Synopsis : Steven, un brillant chirurgien, prend sous son aile un adolescent. Ce dernier s’immisce progressivement au sein de sa famille et devient de plus en plus menaçant, jusqu’à conduire Steven à un impensable sacrifice.

Acteurs : Nicole Kidman, Colin Farrell, Alicia Silverstone, Raffey Cassidy, Barry Keoghan, Bill Camp.

Le dernier film de Yórgos Lánthimos pourrait se voir, dans un premier temps, comme une relecture allégorique de la situation économique contemporaine de la Grèce à l’aide des mythes de son passé, ici celui d’Iphignénie. Entendons, des responsables de la nation ont commis une faute (par rapport aux règles européennes) et ce sera le pays tout entier qui devra payer un tribu, sacrifier ses œuvres vives pour compenser la faute. La perte sera irrémédiable. Toutefois, sans nier la pertinence de cette lecture « politique », nous explorerons d’autres pistes. Ce sont celles, typiques du réalisateur, qui touchent au cœur de l’homme (littéralement en quelque sorte) et de la cellule familiale. Ils ont des yeux et ne voient pas. Ils ont un cœur et n’aiment pas.

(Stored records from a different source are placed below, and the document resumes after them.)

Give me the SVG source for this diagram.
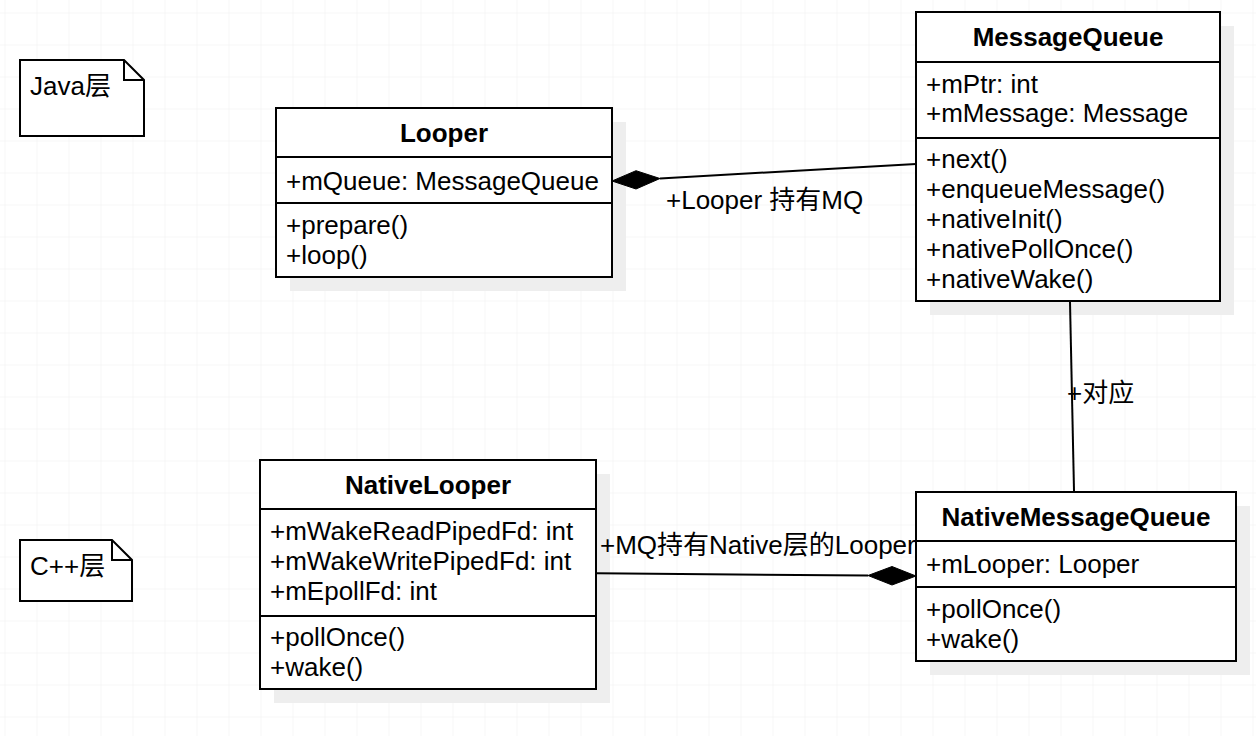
<svg xmlns="http://www.w3.org/2000/svg" width="1256" height="736" viewBox="0 0 1256 736">
<style>
text{font-family:"Liberation Sans","Noto Sans CJK SC",sans-serif;font-size:26px;fill:#000}
.t{font-weight:bold;text-anchor:middle}
.box{fill:#fff;stroke:#000;stroke-width:2}
.sh{fill:#eeeeee}
.sep{stroke:#000;stroke-width:2}
.ln{stroke:#000;stroke-width:2;fill:none}
</style>
<defs>
<pattern id="grid" x="4.5" y="12.5" width="32" height="32" patternUnits="userSpaceOnUse">
<path d="M0 0H32M0 0V32" stroke="#efefef" stroke-width="1" fill="none"/>
</pattern>
</defs>
<rect width="1256" height="736" fill="#fff"/>
<rect width="1256" height="736" fill="url(#grid)"/>

<g id="note-java">
<path class="box" d="M20 60H124L144 80V136H20Z"/>
<path class="ln" d="M124 60V80H144"/>
<text x="30" y="95">Java层</text>
</g>

<g id="note-cpp">
<path class="box" d="M20 540H112L132 560V601H20Z"/>
<path class="ln" d="M112 540V560H132"/>
<text x="30" y="575">C++层</text>
</g>

<g id="looper">
<rect class="sh" x="290" y="122" width="336" height="169"/>
<rect class="box" x="276" y="108" width="336" height="169"/>
<line class="sep" x1="276" y1="157" x2="612" y2="157"/>
<line class="sep" x1="276" y1="203" x2="612" y2="203"/>
<text class="t" x="444" y="142">Looper</text>
<text x="286" y="190">+mQueue: MessageQueue</text>
<text x="286" y="234">+prepare()</text>
<text x="286" y="264">+loop()</text>
</g>

<g id="messagequeue">
<rect class="sh" x="930" y="26" width="304" height="289"/>
<rect class="box" x="916" y="12" width="304" height="289"/>
<line class="sep" x1="916" y1="62" x2="1220" y2="62"/>
<line class="sep" x1="916" y1="138" x2="1220" y2="138"/>
<text class="t" x="1068" y="46">MessageQueue</text>
<text x="926" y="93">+mPtr: int</text>
<text x="926" y="122">+mMessage: Message</text>
<text x="926" y="168">+next()</text>
<text x="926" y="198">+enqueueMessage()</text>
<text x="926" y="228">+nativeInit()</text>
<text x="926" y="258">+nativePollOnce()</text>
<text x="926" y="288">+nativeWake()</text>
</g>

<g id="nativelooper">
<rect class="sh" x="274" y="474" width="336" height="229"/>
<rect class="box" x="260" y="460" width="336" height="229"/>
<line class="sep" x1="260" y1="509" x2="596" y2="509"/>
<line class="sep" x1="260" y1="616" x2="596" y2="616"/>
<text class="t" x="428" y="494">NativeLooper</text>
<text x="270" y="540">+mWakeReadPipedFd: int</text>
<text x="270" y="570">+mWakeWritePipedFd: int</text>
<text x="270" y="600">+mEpollFd: int</text>
<text x="270" y="646">+pollOnce()</text>
<text x="270" y="676">+wake()</text>
</g>

<g id="nativemessagequeue">
<rect class="sh" x="930" y="506" width="320" height="169"/>
<rect class="box" x="916" y="492" width="320" height="169"/>
<line class="sep" x1="916" y1="541" x2="1236" y2="541"/>
<line class="sep" x1="916" y1="587" x2="1236" y2="587"/>
<text class="t" x="1076" y="526">NativeMessageQueue</text>
<text x="926" y="573">+mLooper: Looper</text>
<text x="926" y="618">+pollOnce()</text>
<text x="926" y="648">+wake()</text>
</g>

<g id="connectors">
<line class="ln" x1="660" y1="178.5" x2="916" y2="164"/>
<polygon points="612,181 636,170.7 660,178.5 636,189" fill="#000" stroke="#000" stroke-width="1"/>
<text x="666" y="209">+Looper 持有MQ</text>

<line class="ln" x1="1070" y1="302" x2="1074" y2="491"/>
<text x="1067" y="402">+对应</text>

<line class="ln" x1="597" y1="573.3" x2="868" y2="575.5"/>
<polygon points="916,576 892,566.5 868,575.5 892,585" fill="#000" stroke="#000" stroke-width="1"/>
<text x="600" y="554">+MQ持有Native层的Looper</text>
</g>
</svg>
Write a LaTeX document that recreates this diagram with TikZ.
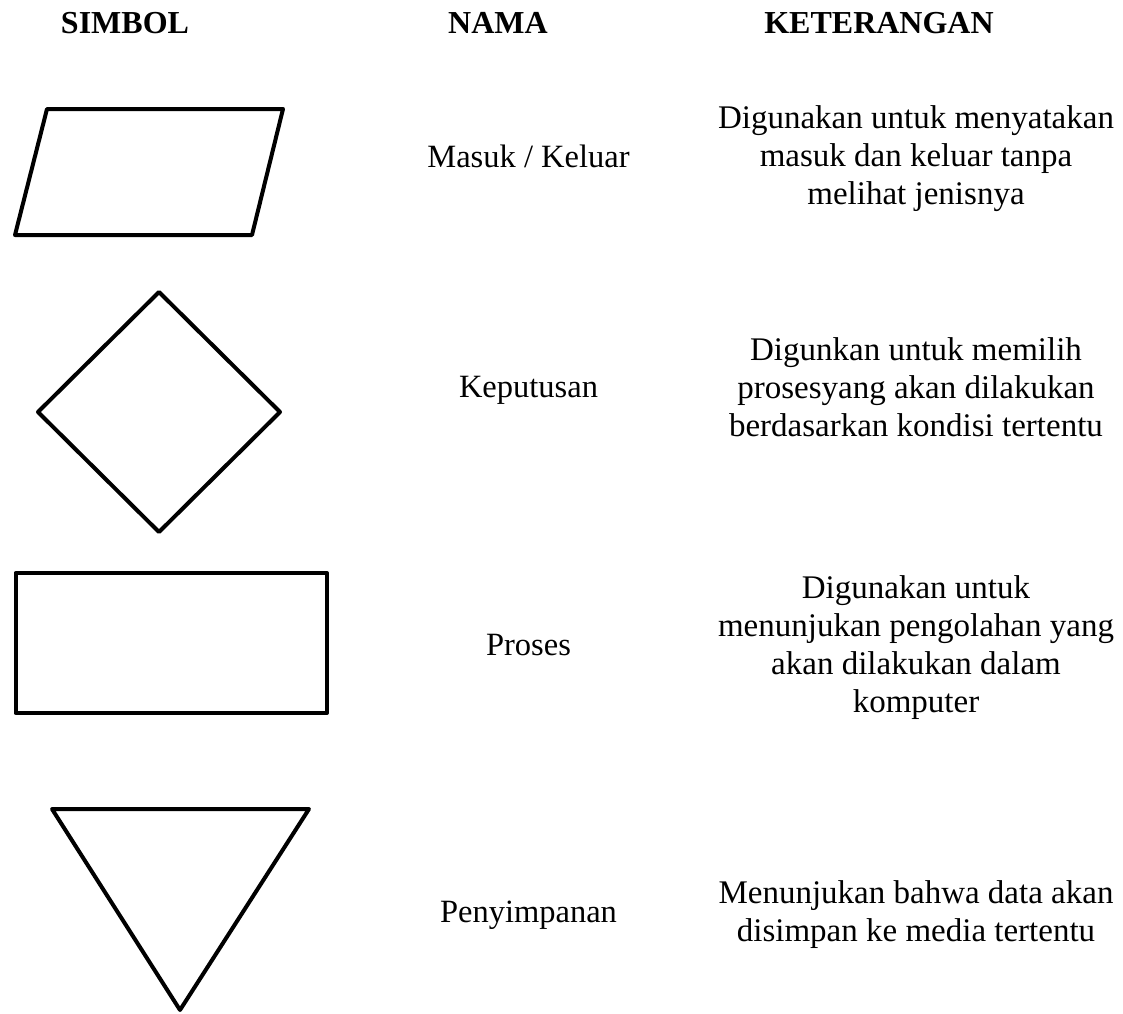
\documentclass[tikz,border=0pt]{standalone}
\usepackage{fontspec}
\setmainfont{Liberation Serif}
\usepackage{tikz}
\usetikzlibrary{positioning}
\tikzset{
  fcshape/.style={
    line width=4pt,
    line join=round,
    draw=black
  },
  fchead/.style={
    font=\fontsize{32pt}{38pt}\selectfont\bfseries,
    anchor=base,
    inner sep=0pt
  },
  fcname/.style={
    font=\fontsize{32.5pt}{38pt}\selectfont,
    anchor=base,
    inner sep=0pt
  },
  fcdesc/.style={
    font=\fontsize{33pt}{38pt}\selectfont,
    align=center,
    anchor=base,
    inner sep=0pt
  }
}
\begin{document}
\begin{tikzpicture}[x=1pt,y=-1pt]
  \useasboundingbox (0,0) rectangle (1123,1013);

  % column heads
  \node[fchead] (hsimbol) at (125,33) {SIMBOL};
  \node[fchead] (hnama) at (498,33) {NAMA};
  \node[fchead] (hket) at (879,33) {KETERANGAN};

  % symbols
  \draw[fcshape] (47,109) -- (283,109) -- (252,235) -- (15,235) -- cycle;
  \draw[fcshape] (159,292) -- (280,412) -- (159,532) -- (38,412) -- cycle;
  \draw[fcshape] (15.5,573) rectangle (327,713);
  \draw[fcshape] (52,809) -- (309,809) -- (180,1010) -- cycle;

  % names
  \node[fcname] (nio) at (528.5,167) {Masuk / Keluar};
  \node[fcname] (ndecision) at (528.5,397) {Keputusan};
  \node[fcname] (nprocess) at (528.5,655) {Proses};
  \node[fcname] (nstorage) at (528.5,922) {Penyimpanan};

  % descriptions (anchored at the last line)
  \node[fcdesc] (dio) at (916,204)
    {Digunakan untuk menyatakan\\masuk dan keluar tanpa\\melihat jenisnya};
  \node[fcdesc] (ddecision) at (916,436)
    {Digunkan untuk memilih\\prosesyang akan dilakukan\\berdasarkan kondisi tertentu};
  \node[fcdesc] (dprocess) at (916,712)
    {Digunakan untuk\\menunjukan pengolahan yang\\akan dilakukan dalam\\komputer};
  \node[fcdesc] (dstorage) at (916,941)
    {Menunjukan bahwa data akan\\disimpan ke media tertentu};
\end{tikzpicture}
\end{document}
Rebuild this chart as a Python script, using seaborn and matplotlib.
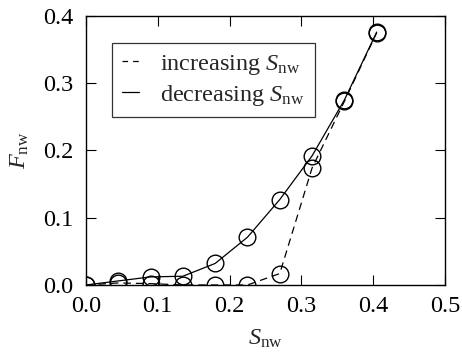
import matplotlib
matplotlib.use("Agg")
import matplotlib.pyplot as plt
import matplotlib.lines as mlines
import seaborn as sns
import pandas as pd

s_nw = [0.0, 0.045, 0.09, 0.135, 0.18, 0.225, 0.27, 0.315, 0.36, 0.405]
f_increasing = [0.0, 0.003, 0.002, 0.0, 0.0, 0.0, 0.017, 0.174, 0.273, 0.375]
f_decreasing = [0.0, 0.006, 0.012, 0.013, 0.032, 0.071, 0.127, 0.192, 0.275, 0.376]
labels = ["increasing $S_\\mathrm{nw}$", "decreasing $S_\\mathrm{nw}$"]

sns.set_theme(style="ticks")
plt.rcParams["font.family"] = ["Liberation Serif", "DejaVu Serif"]
plt.rcParams["mathtext.fontset"] = "custom"
plt.rcParams["mathtext.rm"] = "Liberation Serif"
plt.rcParams["mathtext.it"] = "Liberation Serif:italic"

fig = plt.figure(figsize=(4.62, 3.54), dpi=100)
ax = fig.add_axes([0.186, 0.195, 0.777, 0.76])

df_inc = pd.DataFrame({"S": s_nw, "F": f_increasing})
df_dec = pd.DataFrame({"S": s_nw, "F": f_decreasing})

dash = (0, (6, 4))
mk = dict(marker="o", markersize=12, markerfacecolor="none",
          markeredgecolor="black", markeredgewidth=1.0)
sns.lineplot(data=df_inc, x="S", y="F", ax=ax, color="black", lw=0.9,
             linestyle=dash, sort=False, legend=False, **mk)
sns.lineplot(data=df_dec, x="S", y="F", ax=ax, color="black", lw=0.9,
             linestyle="-", sort=False, legend=False, **mk)

ax.set_xlim(0, 0.5)
ax.set_ylim(0, 0.4)
ax.set_xticks([0.0, 0.1, 0.2, 0.3, 0.4, 0.5])
ax.set_yticks([0.0, 0.1, 0.2, 0.3, 0.4])
ax.xaxis.set_major_formatter(matplotlib.ticker.FormatStrFormatter("%.1f"))
ax.yaxis.set_major_formatter(matplotlib.ticker.FormatStrFormatter("%.1f"))
ax.tick_params(direction="in", top=True, right=True, length=7, width=0.8,
               labelsize=17.5, colors="black")
ax.tick_params(axis="x", pad=8)
ax.tick_params(axis="y", pad=9)
for sp in ax.spines.values():
    sp.set_linewidth(1.0)
    sp.set_color("black")
    sp.set_visible(True)

ax.set_xlabel("$S_\\mathrm{nw}$", fontsize=17.5, labelpad=8)
ax.set_ylabel("$F_\\mathrm{nw}$", fontsize=17.5, labelpad=9)

h1 = mlines.Line2D([], [], color="black", lw=0.9, linestyle=(0, (4.5, 4)))
h2 = mlines.Line2D([], [], color="black", lw=0.9, linestyle="-")
leg = ax.legend([h1, h2], labels, loc="upper left", bbox_to_anchor=(0.072, 0.9),
                fontsize=17.5, frameon=True, fancybox=False, edgecolor="black",
                handlelength=0.7, handletextpad=0.9, borderpad=0.4,
                labelspacing=0.25, borderaxespad=0)
leg.get_frame().set_linewidth(0.9)

fig.savefig("out.png", dpi=100)
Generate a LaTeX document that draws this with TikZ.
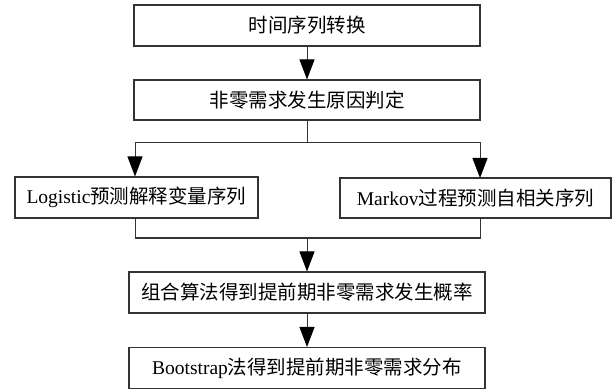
\documentclass[tikz,border=0pt]{standalone}
\usepackage{fontspec}
\setmainfont{Liberation Serif}
\newfontfamily\cjk{Noto Sans CJK SC}
\usetikzlibrary{arrows.meta}
\begin{document}
\begin{tikzpicture}[x=1pt,y=-1pt,
  box/.style={draw=black!80,line width=1.1pt,inner sep=0pt,minimum height=#1,font=\fontsize{19.5}{22}\selectfont},
  box/.default=41pt,
  conn/.style={draw=black!80,line width=1pt},
  arr/.style={conn,-{Triangle[length=20pt,width=15pt,fill=black,color=black]}}]
\useasboundingbox (0,0) rectangle (613,390);
\node[box,minimum width=346pt] (b1) at (307,25.5) {\cjk 时间序列转换};
\node[box=40pt,minimum width=346pt] (b2) at (307,100) {\cjk 非零需求发生原因判定};
\node[box,minimum width=243pt] (l) at (136.5,197.5) {Logistic{\cjk 预测解释变量序列}};
\node[box=40pt,minimum width=271pt] (r) at (475.5,198) {Markov{\cjk 过程预测自相关序列}};
\node[box,minimum width=356pt] (b3) at (307,292.5) {\cjk 组合算法得到提前期非零需求发生概率};
\node[box,minimum width=356pt] (b4) at (307,368) {Bootstrap{\cjk 法得到提前期非零需求分布}};
\coordinate (split) at (307,143);
\coordinate (merge) at (307,238);
\coordinate (rin) at (480,178);
\draw[arr] (b1) -- (b2);
\draw[conn] (b2) -- (split);
\draw[arr] (split) -| ([xshift=-1.5pt]l.north);
\draw[arr] (split) -| (rin);
\draw[conn] ([xshift=-1.5pt]l.south) |- (merge) -| (rin |- r.south);
\draw[arr] (merge) -- (b3);
\draw[arr] (b3) -- (b4);
\end{tikzpicture}
\end{document}
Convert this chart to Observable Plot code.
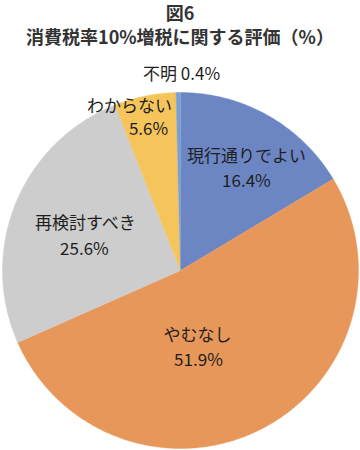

 Un film typique des univers de Yórgos Lánthimos !

Il faut d’emblée préciser que si vous n’avez jamais vu un film de Yórgos Lánthimos, il y a fort à parier que cette mise à mort du cerf sacré vous déconcertera. Au mieux. Au pire ce pourrait être un rejet et une immense déception à la dimension cosmique. Il en sera de même si vous vous avez « calé » sur Canines, Alps ou The Lobster. Nous n’oserons pas écrire « les trois », car ceux et celles qui ne sont pas « entrés » dans un des films du réalisateur grec ne feront pas l’expérience de deuxième ou troisième film. Si, en revanche, vous aimez ce que fait Yórgos Lánthimos, ce dernier film ne vous décevra pas, tant il condense au mieux les tropismes de ses films précédents, du moins depuis Canines en 2009, puisque nous n’avons jamais vu Kinetta (2005), ni ses courts ni sa comédie O kalyteros mou filos (2001).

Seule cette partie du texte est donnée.